The updated version of the Anonymizable concern includes the following key enhancements:

  • Tracking Anonymization Time: We introduce an anonymized_at attribute to our models, which records the exact time a record was anonymized. This attribute is updated within the anonymize! method by merging anonymized_at: Time.zone.now into the anonymizable_columns hash before the anonymization process begins.
  • Yielding Self for Additional Actions: The anonymize! method now accepts a block, yielding self to it. This allows the caller to perform further actions on the record being anonymized, adding a layer of flexibility to the anonymization process. For instance, a model can update additional attributes or perform checks during anonymization.
  • Determining Anonymization Status: A new instance method, anonymized?, checks for the presence of the anonymized_at attribute to determine if a record has been anonymized. This method provides a simple way to query the anonymization status of any record.

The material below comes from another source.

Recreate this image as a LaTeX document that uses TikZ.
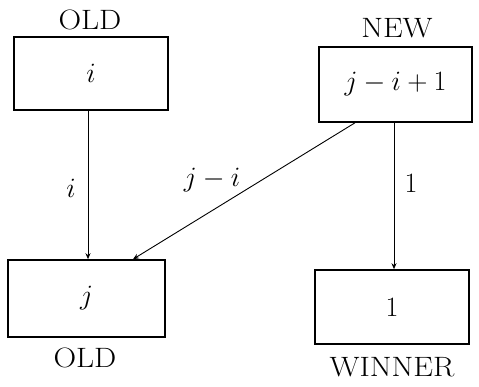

Let's test it in a sandbox console rails console --sandbox:

# Create an example user and account
account = Account.create!(email: "jd@beatz.com")
user = User.create!(name: 'Jay Dilla', account:)
user.status
# => "active"

# Anonymize the user and account
user.anonymize! do |record|
 record.status = :deleted # no need to save as our anonymize! calls save! at the end
end
user.account.anonymize!

# Check the anonymized fields
user.reload
user.name
# => "(deactivated)"
user.status
# => "deleted"
user.anonymized?
# => true
user.account.reload
user.account.email
# => nil
user.account.anonymized?
# => true

In conclusion, this tutorial showcases the remarkable flexibility and utility of Rails concerns in real-life applications, particularly in addressing complex requirements such as data anonymization. By methodically building and refining the Anonymizable concern, we've illustrated how Rails developers can implement sophisticated features that highlight the importance of modular and reusable code in modern web development, enabling elegant solutions to complex challenges.